In the run-up to next month's climate-change treaty negotiations in Copenhagen, there is a pressing need to inform policy discussions about the importance of carbon management of northern boreal forests, as well as of tropical forests.

Boreal carbon pools account for more of the overall carbon stock than tropical forests — a minimum of 559–703 gigatonnes, compared with 375–428 gigatonnes — and store twice as much carbon per unit area (see R. T. Watson et al. IPCC Special Report: Land-Use Change and Forestry Cambridge Univ. Press; 2007, and E. S. Kasischke Fire, Climate Change, and Carbon Cycling in the Boreal Forest Springer; 2000).

In tropical forests, carbon flux is equilibrated between sequestration in growing trees and loss from decay of dead trees.

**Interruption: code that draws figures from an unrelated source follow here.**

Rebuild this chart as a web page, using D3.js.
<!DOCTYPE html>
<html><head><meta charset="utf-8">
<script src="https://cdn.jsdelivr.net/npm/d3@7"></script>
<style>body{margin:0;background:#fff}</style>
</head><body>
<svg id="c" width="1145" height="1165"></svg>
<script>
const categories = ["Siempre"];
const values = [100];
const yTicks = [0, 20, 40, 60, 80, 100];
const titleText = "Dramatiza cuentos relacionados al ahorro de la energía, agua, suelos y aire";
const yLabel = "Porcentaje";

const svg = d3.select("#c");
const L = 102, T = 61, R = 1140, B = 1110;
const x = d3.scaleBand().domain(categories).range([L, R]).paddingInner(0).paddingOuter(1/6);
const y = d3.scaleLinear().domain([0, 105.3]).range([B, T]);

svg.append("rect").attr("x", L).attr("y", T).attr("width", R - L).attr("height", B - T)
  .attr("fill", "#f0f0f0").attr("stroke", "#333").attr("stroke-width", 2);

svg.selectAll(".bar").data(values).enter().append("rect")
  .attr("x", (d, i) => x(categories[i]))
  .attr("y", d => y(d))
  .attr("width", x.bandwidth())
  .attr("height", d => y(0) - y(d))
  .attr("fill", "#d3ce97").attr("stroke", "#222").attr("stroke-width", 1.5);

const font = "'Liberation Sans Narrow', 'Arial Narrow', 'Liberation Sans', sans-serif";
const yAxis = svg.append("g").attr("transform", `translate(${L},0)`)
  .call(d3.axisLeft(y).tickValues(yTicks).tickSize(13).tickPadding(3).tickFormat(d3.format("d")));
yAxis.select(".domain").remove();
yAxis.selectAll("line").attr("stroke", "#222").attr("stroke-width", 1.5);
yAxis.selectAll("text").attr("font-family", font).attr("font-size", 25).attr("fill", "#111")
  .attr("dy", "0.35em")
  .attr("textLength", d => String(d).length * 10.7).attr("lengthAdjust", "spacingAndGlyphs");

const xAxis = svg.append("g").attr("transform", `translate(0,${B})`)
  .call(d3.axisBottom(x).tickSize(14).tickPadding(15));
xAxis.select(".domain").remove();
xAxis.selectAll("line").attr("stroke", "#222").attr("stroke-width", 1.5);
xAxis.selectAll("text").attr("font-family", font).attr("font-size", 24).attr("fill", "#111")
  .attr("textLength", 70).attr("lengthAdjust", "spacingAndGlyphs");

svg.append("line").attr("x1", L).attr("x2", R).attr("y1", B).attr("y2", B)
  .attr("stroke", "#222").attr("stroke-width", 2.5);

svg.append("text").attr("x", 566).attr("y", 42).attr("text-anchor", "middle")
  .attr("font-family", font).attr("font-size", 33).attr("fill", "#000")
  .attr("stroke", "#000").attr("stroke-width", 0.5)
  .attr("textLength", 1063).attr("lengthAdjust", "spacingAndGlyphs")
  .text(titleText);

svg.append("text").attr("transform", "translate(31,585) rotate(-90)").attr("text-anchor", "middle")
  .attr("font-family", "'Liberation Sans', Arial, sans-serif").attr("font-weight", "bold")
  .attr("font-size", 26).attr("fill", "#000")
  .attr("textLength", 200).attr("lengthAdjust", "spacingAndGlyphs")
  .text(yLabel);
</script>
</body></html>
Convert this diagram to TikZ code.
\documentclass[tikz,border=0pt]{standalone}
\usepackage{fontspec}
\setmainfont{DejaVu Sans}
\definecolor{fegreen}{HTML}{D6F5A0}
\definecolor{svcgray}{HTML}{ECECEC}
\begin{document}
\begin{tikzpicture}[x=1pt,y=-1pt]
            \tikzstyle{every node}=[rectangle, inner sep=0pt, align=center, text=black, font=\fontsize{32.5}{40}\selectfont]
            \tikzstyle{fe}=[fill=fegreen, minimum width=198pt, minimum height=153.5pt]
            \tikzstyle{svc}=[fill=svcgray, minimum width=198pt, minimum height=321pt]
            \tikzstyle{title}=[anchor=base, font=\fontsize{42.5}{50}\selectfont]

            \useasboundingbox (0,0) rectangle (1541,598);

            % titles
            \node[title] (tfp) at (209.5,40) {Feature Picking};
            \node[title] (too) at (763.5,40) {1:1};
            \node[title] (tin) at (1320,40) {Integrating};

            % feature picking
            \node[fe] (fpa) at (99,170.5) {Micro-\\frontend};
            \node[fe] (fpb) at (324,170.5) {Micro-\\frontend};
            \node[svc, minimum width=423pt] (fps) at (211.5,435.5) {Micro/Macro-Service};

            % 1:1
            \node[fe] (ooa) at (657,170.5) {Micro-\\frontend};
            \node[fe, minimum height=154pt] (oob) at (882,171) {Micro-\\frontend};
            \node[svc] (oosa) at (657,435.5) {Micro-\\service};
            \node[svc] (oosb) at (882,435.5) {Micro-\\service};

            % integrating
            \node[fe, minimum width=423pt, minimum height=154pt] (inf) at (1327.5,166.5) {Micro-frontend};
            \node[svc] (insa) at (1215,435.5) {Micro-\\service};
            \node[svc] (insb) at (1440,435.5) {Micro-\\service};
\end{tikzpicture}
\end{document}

Boreal ecosystems, on the other hand, accumulate carbon over millennia in soils, peat and sediments and under permafrost, because low temperatures prevent biotic breakdown and release of accumulated carbon.

The large carbon stocks and sequestration potential of tropical and boreal regions are under threat from deforestation and habitat degradation. The rapidly expanding human industrial footprint in boreal regions in Canada and Russia, for example, will increase the risk of releasing emissions from the vast carbon stores of these areas. To reduce climate disruption, efforts are needed at international, national and regional levels to develop incentives for encouraging protection of these intact ecosystems.